Without that clarity, audiences are left to speculate, often filling information gaps with suspicion. Over time, that dynamic risks normalizing distrust, especially among designers, illustrators, and visual effects artists already concerned about AI’s impact on creative labor.
The Authenticity Arms Race
Ironically, as AI tools improve, so does the demand for proof of human touch. Studios may soon find themselves marketing authenticity itself, highlighting traditional craftsmanship, practical artistry, or artist-led design processes as a value proposition. In that sense, the Fantastic Four poster controversy hints at a future where “how it was made” becomes part of the promotional narrative.

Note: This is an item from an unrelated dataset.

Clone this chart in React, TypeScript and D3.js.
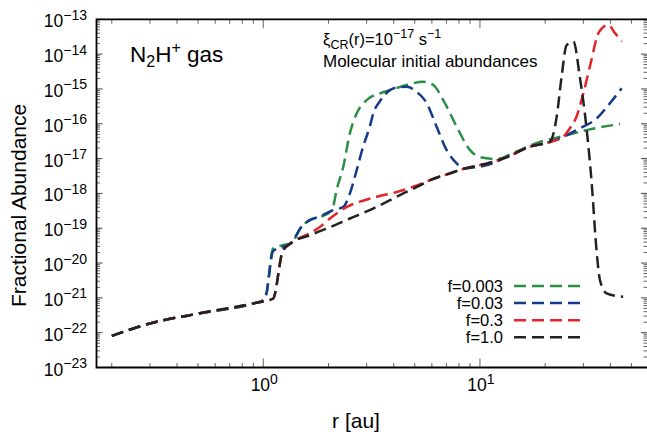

This isn’t about rejecting technology outright. It’s about control, intention, and communication—using AI as an assistive tool rather than a substitute, and being upfront about where that line is drawn.
A Signal, Not a Scandal
Ultimately, this moment is unlikely to define Fantastic Four: First Steps or derail its box office prospects. What it does define is a transitional period for Hollywood marketing, where the boundaries between human creativity and machine assistance are still being negotiated in public.
For studios, the lesson is clear. In an era of hyper-aware audiences, perception travels faster than press releases. How Marvel and its peers adapt to that reality may determine not just how their movies are sold, but how their creative credibility is sustained in an AI-shaped future.